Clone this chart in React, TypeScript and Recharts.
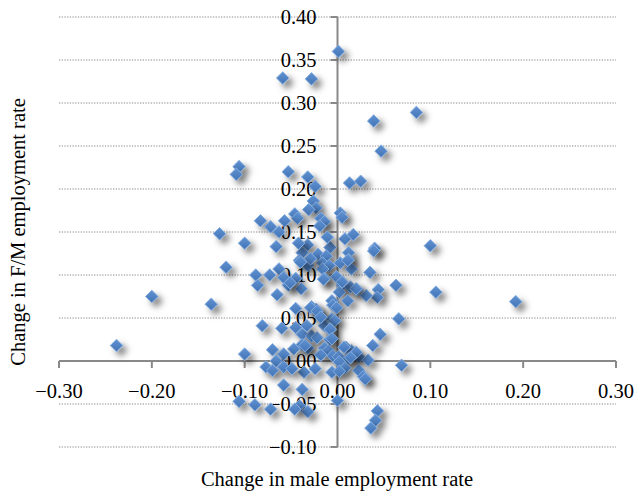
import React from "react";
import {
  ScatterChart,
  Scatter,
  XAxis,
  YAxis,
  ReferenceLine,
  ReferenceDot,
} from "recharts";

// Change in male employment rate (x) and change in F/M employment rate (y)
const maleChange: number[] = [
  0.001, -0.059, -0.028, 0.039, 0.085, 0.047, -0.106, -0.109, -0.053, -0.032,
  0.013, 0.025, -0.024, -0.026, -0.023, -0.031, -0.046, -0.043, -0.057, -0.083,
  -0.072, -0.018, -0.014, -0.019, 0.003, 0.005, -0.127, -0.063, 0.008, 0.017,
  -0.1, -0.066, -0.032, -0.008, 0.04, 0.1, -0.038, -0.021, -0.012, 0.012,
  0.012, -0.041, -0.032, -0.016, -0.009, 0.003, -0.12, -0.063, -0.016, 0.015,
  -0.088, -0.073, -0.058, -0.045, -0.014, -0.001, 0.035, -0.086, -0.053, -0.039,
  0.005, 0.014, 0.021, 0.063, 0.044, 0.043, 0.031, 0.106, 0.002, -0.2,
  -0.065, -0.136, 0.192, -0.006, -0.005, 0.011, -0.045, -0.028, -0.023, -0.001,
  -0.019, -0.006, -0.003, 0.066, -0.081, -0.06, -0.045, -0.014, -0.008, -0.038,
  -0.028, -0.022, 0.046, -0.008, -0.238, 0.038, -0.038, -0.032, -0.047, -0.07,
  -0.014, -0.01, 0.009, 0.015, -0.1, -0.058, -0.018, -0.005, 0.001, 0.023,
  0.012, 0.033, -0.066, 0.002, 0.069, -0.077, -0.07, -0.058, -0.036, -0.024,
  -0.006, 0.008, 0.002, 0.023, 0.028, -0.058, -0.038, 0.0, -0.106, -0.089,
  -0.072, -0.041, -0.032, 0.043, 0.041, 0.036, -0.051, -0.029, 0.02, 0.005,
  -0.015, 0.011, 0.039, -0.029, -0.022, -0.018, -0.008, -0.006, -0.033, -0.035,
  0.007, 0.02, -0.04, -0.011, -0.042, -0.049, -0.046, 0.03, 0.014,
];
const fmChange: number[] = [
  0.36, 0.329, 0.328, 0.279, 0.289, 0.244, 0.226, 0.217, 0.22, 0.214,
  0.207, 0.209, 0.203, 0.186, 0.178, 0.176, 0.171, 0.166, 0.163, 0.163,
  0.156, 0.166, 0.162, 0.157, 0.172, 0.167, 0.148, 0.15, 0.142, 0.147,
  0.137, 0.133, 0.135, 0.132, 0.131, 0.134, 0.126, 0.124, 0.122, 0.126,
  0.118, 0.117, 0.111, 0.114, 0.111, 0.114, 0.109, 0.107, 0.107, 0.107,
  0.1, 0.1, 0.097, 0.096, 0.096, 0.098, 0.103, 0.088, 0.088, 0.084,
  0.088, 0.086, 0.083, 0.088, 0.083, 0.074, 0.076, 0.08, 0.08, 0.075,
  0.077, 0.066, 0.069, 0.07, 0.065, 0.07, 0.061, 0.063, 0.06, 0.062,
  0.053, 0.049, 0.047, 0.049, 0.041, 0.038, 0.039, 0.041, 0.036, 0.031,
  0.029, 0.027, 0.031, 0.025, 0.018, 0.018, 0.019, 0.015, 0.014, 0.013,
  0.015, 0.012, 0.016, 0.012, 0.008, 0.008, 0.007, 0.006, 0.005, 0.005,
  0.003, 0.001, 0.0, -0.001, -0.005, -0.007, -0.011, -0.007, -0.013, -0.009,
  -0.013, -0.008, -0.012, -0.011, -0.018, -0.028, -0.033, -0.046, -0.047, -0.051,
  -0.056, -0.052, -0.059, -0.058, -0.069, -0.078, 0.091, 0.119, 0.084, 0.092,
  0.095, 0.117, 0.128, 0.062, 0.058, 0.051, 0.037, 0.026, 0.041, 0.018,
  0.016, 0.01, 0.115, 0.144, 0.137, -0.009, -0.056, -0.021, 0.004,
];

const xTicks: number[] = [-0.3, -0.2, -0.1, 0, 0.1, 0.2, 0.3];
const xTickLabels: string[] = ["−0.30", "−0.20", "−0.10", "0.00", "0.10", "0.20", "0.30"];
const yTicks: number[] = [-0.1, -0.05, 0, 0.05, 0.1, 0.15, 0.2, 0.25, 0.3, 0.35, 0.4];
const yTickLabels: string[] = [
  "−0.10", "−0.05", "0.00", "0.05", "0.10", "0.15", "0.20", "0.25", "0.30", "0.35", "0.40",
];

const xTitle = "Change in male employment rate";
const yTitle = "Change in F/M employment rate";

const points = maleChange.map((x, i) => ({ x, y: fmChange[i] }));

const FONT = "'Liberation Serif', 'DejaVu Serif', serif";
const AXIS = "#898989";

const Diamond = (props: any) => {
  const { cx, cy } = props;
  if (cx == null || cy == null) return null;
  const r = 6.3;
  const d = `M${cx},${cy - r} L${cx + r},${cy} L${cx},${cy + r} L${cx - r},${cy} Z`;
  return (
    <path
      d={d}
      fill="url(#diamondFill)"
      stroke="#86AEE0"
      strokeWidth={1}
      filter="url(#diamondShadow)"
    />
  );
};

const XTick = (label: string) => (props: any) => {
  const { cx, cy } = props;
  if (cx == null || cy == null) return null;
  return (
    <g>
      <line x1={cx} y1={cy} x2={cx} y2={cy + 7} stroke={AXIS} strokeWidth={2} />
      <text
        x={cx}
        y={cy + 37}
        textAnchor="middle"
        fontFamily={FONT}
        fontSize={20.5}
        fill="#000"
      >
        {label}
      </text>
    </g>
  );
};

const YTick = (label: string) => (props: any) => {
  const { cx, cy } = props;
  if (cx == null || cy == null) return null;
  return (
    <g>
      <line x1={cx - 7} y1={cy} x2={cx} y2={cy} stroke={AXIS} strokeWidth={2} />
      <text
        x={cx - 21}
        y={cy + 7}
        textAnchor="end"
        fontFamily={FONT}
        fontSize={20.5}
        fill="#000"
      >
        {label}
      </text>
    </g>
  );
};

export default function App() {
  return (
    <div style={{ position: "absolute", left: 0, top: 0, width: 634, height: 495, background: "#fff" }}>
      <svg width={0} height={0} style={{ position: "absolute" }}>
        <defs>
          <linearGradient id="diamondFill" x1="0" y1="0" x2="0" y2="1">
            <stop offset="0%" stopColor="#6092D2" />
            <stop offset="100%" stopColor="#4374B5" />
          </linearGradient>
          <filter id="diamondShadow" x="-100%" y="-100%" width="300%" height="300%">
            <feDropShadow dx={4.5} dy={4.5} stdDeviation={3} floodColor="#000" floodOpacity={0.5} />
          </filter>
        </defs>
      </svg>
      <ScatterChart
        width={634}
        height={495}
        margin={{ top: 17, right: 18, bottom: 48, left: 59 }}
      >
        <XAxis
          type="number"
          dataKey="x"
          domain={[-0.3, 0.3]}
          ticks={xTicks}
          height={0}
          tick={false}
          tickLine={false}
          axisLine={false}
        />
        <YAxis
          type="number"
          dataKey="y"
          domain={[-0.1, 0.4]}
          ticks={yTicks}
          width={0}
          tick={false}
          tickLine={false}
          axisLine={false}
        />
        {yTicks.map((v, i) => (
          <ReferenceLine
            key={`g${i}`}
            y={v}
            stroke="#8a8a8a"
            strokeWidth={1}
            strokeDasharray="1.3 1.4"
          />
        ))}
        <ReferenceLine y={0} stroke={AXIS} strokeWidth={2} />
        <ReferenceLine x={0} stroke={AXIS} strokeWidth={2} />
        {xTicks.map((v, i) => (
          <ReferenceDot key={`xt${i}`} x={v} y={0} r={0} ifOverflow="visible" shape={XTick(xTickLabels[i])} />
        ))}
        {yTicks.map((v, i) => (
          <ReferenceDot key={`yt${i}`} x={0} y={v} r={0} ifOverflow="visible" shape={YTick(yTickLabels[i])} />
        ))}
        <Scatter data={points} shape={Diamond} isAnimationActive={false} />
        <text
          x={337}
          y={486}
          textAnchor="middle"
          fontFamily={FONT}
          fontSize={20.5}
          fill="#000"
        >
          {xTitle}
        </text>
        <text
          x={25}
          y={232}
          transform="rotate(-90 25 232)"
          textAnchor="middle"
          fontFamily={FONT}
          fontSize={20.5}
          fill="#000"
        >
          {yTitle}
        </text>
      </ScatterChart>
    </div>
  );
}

┄┄┄┄┄┄

Gather all the lines that include the word "React" and copy them out.

Clone this chart in React, TypeScript and Recharts.
import React from "react";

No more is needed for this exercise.